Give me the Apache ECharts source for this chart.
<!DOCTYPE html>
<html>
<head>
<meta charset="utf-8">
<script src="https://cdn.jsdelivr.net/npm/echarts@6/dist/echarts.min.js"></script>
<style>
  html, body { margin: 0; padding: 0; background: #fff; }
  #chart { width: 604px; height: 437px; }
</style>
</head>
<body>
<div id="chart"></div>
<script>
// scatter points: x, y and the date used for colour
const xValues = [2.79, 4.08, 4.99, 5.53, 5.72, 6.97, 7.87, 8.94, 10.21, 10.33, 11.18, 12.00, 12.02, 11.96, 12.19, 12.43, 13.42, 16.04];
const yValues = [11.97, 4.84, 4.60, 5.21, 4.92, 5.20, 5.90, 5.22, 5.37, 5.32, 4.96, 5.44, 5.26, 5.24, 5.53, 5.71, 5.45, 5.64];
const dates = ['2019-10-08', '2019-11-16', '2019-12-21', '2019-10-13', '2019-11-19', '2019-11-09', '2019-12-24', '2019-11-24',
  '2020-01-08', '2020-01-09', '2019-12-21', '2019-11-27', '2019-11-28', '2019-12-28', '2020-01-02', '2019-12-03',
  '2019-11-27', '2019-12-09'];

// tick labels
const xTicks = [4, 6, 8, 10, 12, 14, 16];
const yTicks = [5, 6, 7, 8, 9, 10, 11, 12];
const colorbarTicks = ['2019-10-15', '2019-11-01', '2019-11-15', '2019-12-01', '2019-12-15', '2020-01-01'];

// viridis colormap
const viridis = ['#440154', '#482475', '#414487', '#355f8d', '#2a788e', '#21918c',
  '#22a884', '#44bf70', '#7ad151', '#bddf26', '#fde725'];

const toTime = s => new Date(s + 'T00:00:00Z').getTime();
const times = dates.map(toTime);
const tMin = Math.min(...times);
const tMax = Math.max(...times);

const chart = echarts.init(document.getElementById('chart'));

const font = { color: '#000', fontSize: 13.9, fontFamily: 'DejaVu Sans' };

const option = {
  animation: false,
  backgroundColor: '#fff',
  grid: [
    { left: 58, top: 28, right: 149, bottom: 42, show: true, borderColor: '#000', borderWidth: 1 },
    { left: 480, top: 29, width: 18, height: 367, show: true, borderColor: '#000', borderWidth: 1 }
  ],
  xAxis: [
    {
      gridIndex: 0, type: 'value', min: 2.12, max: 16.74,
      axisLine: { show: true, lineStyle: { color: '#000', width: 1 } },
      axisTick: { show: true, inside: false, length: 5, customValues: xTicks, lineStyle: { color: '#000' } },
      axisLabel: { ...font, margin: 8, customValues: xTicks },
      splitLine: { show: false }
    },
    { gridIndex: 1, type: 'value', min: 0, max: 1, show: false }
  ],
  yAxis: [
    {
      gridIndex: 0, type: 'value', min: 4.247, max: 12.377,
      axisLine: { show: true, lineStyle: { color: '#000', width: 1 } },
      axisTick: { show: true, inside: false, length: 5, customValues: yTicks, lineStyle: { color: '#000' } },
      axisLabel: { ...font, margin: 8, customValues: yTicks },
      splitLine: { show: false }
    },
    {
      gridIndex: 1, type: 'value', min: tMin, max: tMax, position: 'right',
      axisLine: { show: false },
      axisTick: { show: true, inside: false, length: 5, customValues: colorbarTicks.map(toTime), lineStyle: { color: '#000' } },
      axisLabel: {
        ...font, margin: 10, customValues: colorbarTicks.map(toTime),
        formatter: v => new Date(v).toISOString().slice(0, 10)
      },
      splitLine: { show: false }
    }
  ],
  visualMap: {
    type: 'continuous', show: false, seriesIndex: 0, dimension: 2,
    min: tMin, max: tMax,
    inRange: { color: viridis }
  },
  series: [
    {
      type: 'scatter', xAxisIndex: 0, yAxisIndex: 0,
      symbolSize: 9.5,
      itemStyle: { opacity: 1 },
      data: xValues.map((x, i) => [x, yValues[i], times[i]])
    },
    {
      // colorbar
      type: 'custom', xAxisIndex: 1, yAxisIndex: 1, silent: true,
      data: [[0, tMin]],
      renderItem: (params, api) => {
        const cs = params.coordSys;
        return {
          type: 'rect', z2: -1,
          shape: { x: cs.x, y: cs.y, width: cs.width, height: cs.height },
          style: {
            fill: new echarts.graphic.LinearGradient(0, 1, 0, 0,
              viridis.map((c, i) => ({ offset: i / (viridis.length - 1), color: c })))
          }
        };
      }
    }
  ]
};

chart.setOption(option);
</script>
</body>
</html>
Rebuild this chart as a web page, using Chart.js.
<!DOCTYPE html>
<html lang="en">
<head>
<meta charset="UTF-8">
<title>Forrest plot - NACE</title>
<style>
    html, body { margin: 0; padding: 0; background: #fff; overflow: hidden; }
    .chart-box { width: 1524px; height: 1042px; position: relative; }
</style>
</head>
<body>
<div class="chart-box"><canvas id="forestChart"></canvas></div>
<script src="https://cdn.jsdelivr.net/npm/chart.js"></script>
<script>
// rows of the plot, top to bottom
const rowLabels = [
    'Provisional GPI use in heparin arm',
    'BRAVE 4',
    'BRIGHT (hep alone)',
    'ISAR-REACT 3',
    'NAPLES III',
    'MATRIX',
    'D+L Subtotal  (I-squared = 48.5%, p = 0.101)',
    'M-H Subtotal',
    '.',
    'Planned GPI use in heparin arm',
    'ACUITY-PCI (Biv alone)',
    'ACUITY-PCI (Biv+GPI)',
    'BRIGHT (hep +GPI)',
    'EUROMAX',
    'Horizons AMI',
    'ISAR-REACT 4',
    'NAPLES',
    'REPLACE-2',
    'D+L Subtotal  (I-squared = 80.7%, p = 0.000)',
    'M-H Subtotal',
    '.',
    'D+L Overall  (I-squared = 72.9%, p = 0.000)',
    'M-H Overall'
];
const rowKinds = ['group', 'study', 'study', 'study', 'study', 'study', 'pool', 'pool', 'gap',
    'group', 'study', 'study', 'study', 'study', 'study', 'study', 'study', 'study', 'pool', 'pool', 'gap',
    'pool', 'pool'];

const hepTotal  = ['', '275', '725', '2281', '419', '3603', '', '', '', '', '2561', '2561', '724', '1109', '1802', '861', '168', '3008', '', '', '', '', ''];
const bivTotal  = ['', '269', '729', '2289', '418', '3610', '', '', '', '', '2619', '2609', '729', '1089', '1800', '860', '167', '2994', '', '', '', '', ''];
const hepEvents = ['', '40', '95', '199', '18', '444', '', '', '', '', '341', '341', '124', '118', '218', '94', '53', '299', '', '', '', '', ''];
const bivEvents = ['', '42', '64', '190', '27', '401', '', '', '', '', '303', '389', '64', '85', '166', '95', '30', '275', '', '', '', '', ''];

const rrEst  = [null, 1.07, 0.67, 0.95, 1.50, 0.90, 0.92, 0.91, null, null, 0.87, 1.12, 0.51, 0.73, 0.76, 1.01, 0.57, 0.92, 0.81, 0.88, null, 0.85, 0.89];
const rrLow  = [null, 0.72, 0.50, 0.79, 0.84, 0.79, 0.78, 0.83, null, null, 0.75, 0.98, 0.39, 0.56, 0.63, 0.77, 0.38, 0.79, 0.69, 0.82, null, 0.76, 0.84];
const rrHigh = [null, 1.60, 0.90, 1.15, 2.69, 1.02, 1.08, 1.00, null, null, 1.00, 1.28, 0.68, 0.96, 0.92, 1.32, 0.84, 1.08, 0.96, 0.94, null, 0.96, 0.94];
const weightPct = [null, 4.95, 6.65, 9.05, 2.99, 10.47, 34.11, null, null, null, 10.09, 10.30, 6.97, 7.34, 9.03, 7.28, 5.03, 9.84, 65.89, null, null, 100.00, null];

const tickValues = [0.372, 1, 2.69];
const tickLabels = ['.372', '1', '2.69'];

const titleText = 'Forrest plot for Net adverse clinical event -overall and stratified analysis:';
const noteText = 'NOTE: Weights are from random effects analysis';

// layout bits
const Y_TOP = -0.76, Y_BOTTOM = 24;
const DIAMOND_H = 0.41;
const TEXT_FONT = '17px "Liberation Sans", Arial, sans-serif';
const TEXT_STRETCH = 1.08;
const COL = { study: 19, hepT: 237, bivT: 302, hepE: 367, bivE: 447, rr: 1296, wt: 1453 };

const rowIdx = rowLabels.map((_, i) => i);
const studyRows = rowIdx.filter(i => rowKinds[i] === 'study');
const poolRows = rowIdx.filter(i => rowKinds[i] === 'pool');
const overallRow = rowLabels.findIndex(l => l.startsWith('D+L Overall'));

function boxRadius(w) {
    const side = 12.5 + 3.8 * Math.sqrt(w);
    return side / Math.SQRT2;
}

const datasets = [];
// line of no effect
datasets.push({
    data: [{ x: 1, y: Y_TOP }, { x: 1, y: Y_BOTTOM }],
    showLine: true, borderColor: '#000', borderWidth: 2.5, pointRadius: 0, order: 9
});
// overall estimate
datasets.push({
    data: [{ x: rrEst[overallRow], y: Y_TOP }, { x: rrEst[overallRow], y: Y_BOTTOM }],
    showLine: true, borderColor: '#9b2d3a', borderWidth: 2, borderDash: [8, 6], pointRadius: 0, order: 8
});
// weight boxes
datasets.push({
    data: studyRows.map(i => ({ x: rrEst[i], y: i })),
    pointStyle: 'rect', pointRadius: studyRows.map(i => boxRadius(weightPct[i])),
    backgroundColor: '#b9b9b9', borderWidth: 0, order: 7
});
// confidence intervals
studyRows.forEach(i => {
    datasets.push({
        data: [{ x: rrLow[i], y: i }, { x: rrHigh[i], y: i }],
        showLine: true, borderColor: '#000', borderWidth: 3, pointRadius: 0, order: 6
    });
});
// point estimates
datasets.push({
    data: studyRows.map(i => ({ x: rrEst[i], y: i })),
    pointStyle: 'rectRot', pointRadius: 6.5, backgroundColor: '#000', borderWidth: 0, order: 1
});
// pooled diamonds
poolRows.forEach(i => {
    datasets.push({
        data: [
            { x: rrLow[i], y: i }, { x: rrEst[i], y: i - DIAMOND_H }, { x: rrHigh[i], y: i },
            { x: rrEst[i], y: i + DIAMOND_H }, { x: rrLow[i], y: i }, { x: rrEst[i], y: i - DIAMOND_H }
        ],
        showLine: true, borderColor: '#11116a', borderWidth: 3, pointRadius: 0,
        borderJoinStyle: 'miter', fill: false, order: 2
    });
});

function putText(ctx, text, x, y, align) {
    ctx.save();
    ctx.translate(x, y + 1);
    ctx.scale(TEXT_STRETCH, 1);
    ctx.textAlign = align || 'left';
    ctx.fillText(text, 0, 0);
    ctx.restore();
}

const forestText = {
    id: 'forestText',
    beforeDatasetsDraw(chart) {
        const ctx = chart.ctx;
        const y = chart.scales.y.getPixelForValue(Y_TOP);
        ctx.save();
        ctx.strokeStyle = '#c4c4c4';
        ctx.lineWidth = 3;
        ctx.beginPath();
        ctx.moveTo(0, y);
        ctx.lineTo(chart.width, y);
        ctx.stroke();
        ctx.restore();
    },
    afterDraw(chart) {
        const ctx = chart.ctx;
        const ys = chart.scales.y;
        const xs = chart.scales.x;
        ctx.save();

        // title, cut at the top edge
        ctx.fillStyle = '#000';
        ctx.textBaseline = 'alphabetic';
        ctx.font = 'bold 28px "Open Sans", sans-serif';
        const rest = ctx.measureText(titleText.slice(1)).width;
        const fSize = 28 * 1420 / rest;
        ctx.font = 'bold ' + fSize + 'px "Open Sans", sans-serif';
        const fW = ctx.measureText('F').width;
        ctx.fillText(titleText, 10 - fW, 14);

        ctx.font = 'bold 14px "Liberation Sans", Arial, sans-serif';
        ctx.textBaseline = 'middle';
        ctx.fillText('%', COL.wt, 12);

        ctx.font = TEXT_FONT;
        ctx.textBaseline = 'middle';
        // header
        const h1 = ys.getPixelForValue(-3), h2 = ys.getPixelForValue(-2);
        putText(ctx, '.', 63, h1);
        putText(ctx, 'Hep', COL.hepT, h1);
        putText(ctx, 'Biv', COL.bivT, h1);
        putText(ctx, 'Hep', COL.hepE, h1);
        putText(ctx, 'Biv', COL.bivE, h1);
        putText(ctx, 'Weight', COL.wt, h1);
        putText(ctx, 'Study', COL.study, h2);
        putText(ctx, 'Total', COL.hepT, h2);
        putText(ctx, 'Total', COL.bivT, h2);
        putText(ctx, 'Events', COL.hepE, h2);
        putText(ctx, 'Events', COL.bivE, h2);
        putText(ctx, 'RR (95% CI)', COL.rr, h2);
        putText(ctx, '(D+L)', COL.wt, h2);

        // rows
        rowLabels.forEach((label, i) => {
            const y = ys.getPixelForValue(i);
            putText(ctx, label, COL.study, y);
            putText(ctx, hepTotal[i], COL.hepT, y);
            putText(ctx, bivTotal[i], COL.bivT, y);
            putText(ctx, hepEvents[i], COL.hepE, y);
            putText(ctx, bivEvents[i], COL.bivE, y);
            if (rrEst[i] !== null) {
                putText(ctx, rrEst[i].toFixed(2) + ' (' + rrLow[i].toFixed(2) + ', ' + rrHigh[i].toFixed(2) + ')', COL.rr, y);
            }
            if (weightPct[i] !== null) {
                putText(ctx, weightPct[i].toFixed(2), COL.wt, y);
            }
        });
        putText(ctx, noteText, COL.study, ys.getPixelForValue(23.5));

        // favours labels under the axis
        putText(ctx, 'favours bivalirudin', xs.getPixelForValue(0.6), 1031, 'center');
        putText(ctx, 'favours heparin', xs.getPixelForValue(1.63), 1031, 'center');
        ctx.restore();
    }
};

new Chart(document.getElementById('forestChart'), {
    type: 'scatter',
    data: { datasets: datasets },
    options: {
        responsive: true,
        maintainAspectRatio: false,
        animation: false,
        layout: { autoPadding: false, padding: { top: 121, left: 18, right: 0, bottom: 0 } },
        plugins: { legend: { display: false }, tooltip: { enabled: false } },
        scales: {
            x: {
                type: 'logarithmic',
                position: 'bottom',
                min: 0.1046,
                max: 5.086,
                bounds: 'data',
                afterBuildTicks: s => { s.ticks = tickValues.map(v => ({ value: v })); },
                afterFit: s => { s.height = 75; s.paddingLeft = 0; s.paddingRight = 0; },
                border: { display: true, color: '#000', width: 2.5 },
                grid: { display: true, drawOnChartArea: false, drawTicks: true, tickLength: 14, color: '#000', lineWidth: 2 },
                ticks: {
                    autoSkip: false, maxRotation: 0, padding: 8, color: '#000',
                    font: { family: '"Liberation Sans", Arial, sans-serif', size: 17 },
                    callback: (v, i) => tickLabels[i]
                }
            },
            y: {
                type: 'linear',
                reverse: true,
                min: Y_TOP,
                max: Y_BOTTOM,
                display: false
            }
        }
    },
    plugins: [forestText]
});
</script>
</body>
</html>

^^^^^^^^

» **Stated exercise**:
Starting at the first line of the data above, please restate word for word every line up to and including the one that holds "13.9, fontFamily: 'DejaVu", and add nothing else.

» **Reply**:
Give me the Apache ECharts source for this chart.
<!DOCTYPE html>
<html>
<head>
<meta charset="utf-8">
<script src="https://cdn.jsdelivr.net/npm/echarts@6/dist/echarts.min.js"></script>
<style>
  html, body { margin: 0; padding: 0; background: #fff; }
  #chart { width: 604px; height: 437px; }
</style>
</head>
<body>
<div id="chart"></div>
<script>
// scatter points: x, y and the date used for colour
const xValues = [2.79, 4.08, 4.99, 5.53, 5.72, 6.97, 7.87, 8.94, 10.21, 10.33, 11.18, 12.00, 12.02, 11.96, 12.19, 12.43, 13.42, 16.04];
const yValues = [11.97, 4.84, 4.60, 5.21, 4.92, 5.20, 5.90, 5.22, 5.37, 5.32, 4.96, 5.44, 5.26, 5.24, 5.53, 5.71, 5.45, 5.64];
const dates = ['2019-10-08', '2019-11-16', '2019-12-21', '2019-10-13', '2019-11-19', '2019-11-09', '2019-12-24', '2019-11-24',
  '2020-01-08', '2020-01-09', '2019-12-21', '2019-11-27', '2019-11-28', '2019-12-28', '2020-01-02', '2019-12-03',
  '2019-11-27', '2019-12-09'];

// tick labels
const xTicks = [4, 6, 8, 10, 12, 14, 16];
const yTicks = [5, 6, 7, 8, 9, 10, 11, 12];
const colorbarTicks = ['2019-10-15', '2019-11-01', '2019-11-15', '2019-12-01', '2019-12-15', '2020-01-01'];

// viridis colormap
const viridis = ['#440154', '#482475', '#414487', '#355f8d', '#2a788e', '#21918c',
  '#22a884', '#44bf70', '#7ad151', '#bddf26', '#fde725'];

const toTime = s => new Date(s + 'T00:00:00Z').getTime();
const times = dates.map(toTime);
const tMin = Math.min(...times);
const tMax = Math.max(...times);

const chart = echarts.init(document.getElementById('chart'));

const font = { color: '#000', fontSize: 13.9, fontFamily: 'DejaVu Sans' };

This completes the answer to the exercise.